In an embodiment, a second electrical isolation is disposed between the second area and a third area of the semiconductor body. Seen in a vertical cross-section, the second area or a portion of the second area can be enclosed laterally between the first and the second electrical isolation, the first area arranged on one lateral side thereof and the third area arranged on the other lateral side thereof. Seen in a vertical top view, the areas can be nested one in the other, the second area embedded into the first area, separated by the first electrical isolation which forms a closed line, and the third area embedded into the second area, separated by the second electrical isolation which forms a closed line. Like the first electrical isolation, the second electrical isolation can in particular be a deep trench isolation, the first and the second isolation can particularly be made in the same process steps.
In an embodiment, the anode contact, in particular the first doping region of the diode, which is arranged at the first side of the semiconductor body, is electrically connected to the second side in the third area of the semiconductor body. In other words, the contact is routed from the first side to the second side there. Likewise, the anode contact of the diode can be connected on the second side of the semiconductor body, e.g. from the backside of the die. There, a connection can be formed in the package, e.g. a ground connection. In still other words, the ground connection can be routed from the frontside to the backside in the third area of the semiconductor body.
In an embodiment, a second metal pad extends across the second electrical isolation at the first side of the semiconductor body. The second metal pad can in particular be formed in a lowermost metallization layer and/or in the same metallization layer as the first metal pad discussed above. The second metal pad extending across the second electrical isolation can connect the first doping region/anode contact in the second area and a third doping region at the first side in the third area of the semiconductor body. The third doping region can be of the same doping type as the second doping region, e.g. be n-doped. The second and third doping region can particularly be made simultaneously, e.g. in the same implantation step. They can for instance have the same depth and the same or similar (e.g., 20% higher or lower doping levels) doping profile. The third doping region can contact a high-doped region at the second side in the third area of the semiconductor body, which can in particular be of the same doping type and the same or similar (e.g., 20% higher or lower doping levels) profile as the drain region of the vertical device and/or the high doped region at the second side in the second area of the semiconductor body.

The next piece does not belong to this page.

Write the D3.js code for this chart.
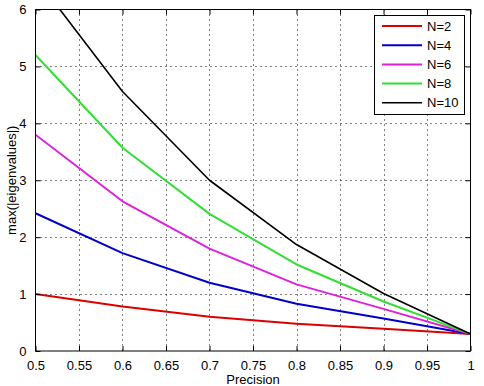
<!DOCTYPE html>
<html>
<head>
<meta charset="utf-8">
<script src="https://cdn.jsdelivr.net/npm/d3@7"></script>
<style>
  html, body { margin: 0; padding: 0; background: #fff; }
  svg { display: block; font-family: "Liberation Sans", Arial, sans-serif; }
</style>
</head>
<body>
<svg id="chart" width="484" height="386"></svg>
<script>
// ---- data ----
const precision = [0.5, 0.6, 0.7, 0.8, 0.9, 1.0];
const seriesNames = ["N=2", "N=4", "N=6", "N=8", "N=10"];
const n2  = [1.00, 0.78, 0.60, 0.48, 0.39, 0.30];
const n4  = [2.42, 1.72, 1.20, 0.83, 0.57, 0.30];
const n6  = [3.80, 2.63, 1.80, 1.17, 0.74, 0.30];
const n8  = [5.20, 3.57, 2.41, 1.52, 0.87, 0.30];
const n10 = [6.56, 4.56, 3.00, 1.87, 1.01, 0.30];
const seriesValues = [n2, n4, n6, n8, n10];
const seriesColors = ["#dd0000", "#0000cc", "#dd22dd", "#33dd33", "#000000"];
const seriesWidths = [2, 2, 2, 2, 1.6];
const xTicks = [0.5, 0.55, 0.6, 0.65, 0.7, 0.75, 0.8, 0.85, 0.9, 0.95, 1];
const yTicks = [0, 1, 2, 3, 4, 5, 6];

// ---- layout ----
const svg = d3.select("#chart");
const L = 35.5, R = 470.5, T = 9.5, B = 351;
const x = d3.scaleLinear().domain([0.5, 1]).range([L, R]);
const y = d3.scaleLinear().domain([0, 6]).range([B, T]);

svg.append("defs").append("clipPath").attr("id", "clip")
  .append("rect").attr("x", L).attr("y", T).attr("width", R - L).attr("height", B - T);

// grid
const grid = svg.append("g").attr("stroke", "#000").attr("stroke-width", 1)
  .attr("stroke-dasharray", "1,4").attr("fill", "none");
xTicks.slice(1, -1).forEach(t => {
  grid.append("line").attr("x1", Math.round(x(t)) + 0.5).attr("x2", Math.round(x(t)) + 0.5)
    .attr("y1", T).attr("y2", B);
});
yTicks.slice(1, -1).forEach(t => {
  grid.append("line").attr("y1", Math.round(y(t)) + 0.5).attr("y2", Math.round(y(t)) + 0.5)
    .attr("x1", L).attr("x2", R);
});

// lines
const line = d3.line().x((d, i) => x(precision[i])).y(d => y(d));
const lines = svg.append("g").attr("clip-path", "url(#clip)");
seriesValues.forEach((vals, k) => {
  lines.append("path").datum(vals).attr("d", line)
    .attr("fill", "none").attr("stroke", seriesColors[k])
    .attr("stroke-width", seriesWidths[k]).attr("stroke-linejoin", "round");
});

// axes (inside ticks, box)
const fmt = d => d3.format("")(d);
const xAxisB = d3.axisBottom(x).tickValues(xTicks).tickSize(-5).tickPadding(10).tickFormat(d => String(d));
const xAxisT = d3.axisTop(x).tickValues(xTicks).tickSize(-5).tickFormat("");
const yAxisL = d3.axisLeft(y).tickValues(yTicks).tickSize(-5).tickPadding(9).tickFormat(d => String(d));
const yAxisR = d3.axisRight(y).tickValues(yTicks).tickSize(-5).tickFormat("");

function style(g) {
  g.select(".domain").remove();
  g.selectAll("line").attr("stroke", "#000");
  g.selectAll("text").attr("fill", "#000").attr("font-size", 13)
    .attr("font-family", "'Liberation Sans', Arial, sans-serif");
}
svg.append("g").attr("transform", `translate(0,${B})`).call(xAxisB).call(style);
svg.append("g").attr("transform", `translate(0,${T})`).call(xAxisT).call(style);
svg.append("g").attr("transform", `translate(${L},0)`).call(yAxisL).call(style);
svg.append("g").attr("transform", `translate(${R},0)`).call(yAxisR).call(style);

svg.append("rect").attr("x", L).attr("y", T).attr("width", R - L).attr("height", B - T)
  .attr("fill", "none").attr("stroke", "#000").attr("stroke-width", 1);

// axis labels
svg.append("text").attr("x", (L + R) / 2).attr("y", 384).attr("text-anchor", "middle")
  .attr("font-size", 13).text("Precision");
svg.append("text").attr("transform", `translate(16,${(T + B) / 2}) rotate(-90)`)
  .attr("text-anchor", "middle").attr("font-size", 13).text("max(|eigenvalues|)");

// legend
const lg = svg.append("g");
lg.append("rect").attr("x", 374.5).attr("y", 15.5).attr("width", 90).attr("height", 99)
  .attr("fill", "#fff").attr("stroke", "#000").attr("stroke-width", 1);
seriesNames.forEach((name, k) => {
  const yy = 26 + k * 19.2;
  lg.append("line").attr("x1", 382).attr("x2", 422).attr("y1", yy).attr("y2", yy)
    .attr("stroke", seriesColors[k]).attr("stroke-width", seriesWidths[k]);
  lg.append("text").attr("x", 427).attr("y", yy).attr("dy", "0.35em")
    .attr("font-size", 13).attr("fill", "#000").text(name);
});
</script>
</body>
</html>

In an embodiment, a frontside metal layer covers a lower metallization layer in which the first and/or second metal pad is/are formed. The frontside metal layer can be thicker and/or made of another material than the lower metallization layer, e.g. be a frontside copper layer on a lower aluminum layer. Independently of these details, the second metal pad can for instance be electrically isolated from the frontside metal layer by an insulating layer vertically in between, in particular by an imide layer. In the first area of the semiconductor body, the insulating layer can be interrupted to form an electrical contact between the lower metallization layer and the frontside metal layer (source metallization), the frontside metal layer can in particular be in a direct contact to the lower metallization layer.
In an embodiment, a third metal pad is formed on the second side to contact the anode contact of the diode in the third area. In the package, the third metal pad can be connected to a ground contact, see the remarks above. According to one embodiment, the third metal pad can extend solely within the third area, e.g. within the boundary of the second electrical isolation. In an alternative embodiment, however, the third metal pad extends across the second electrical isolation into the second area. This can for instance increase an area available for contacting the third metal pad. The third metal pad extending into the second area can in particular be an alternative to the fourth metal pad discussed above. In the second area, the third metal pad can be electrically isolated from the semiconductor body by an insulating layer disposed on the second side of the semiconductor body, for instance silicon oxide.
The insulating layer can in particular be made of the same insulating material as an insulating filler of the deep trench isolation. The insulating filler can be deposited after the trench has been etched and cover at least the sidewalls of the deep trench. Process wise, the insulating layer on the second side can in general be a residuum of the trench fill process, which is for instance removed in the first area to allow for an electrical contact to the drain region, but can remain in the second area and serve as an electrical isolation between the semiconductor body and the third metal pad there. Alternatively, the insulating layer can be deposited in a separate process step, e.g. subsequent to the trench fill steps.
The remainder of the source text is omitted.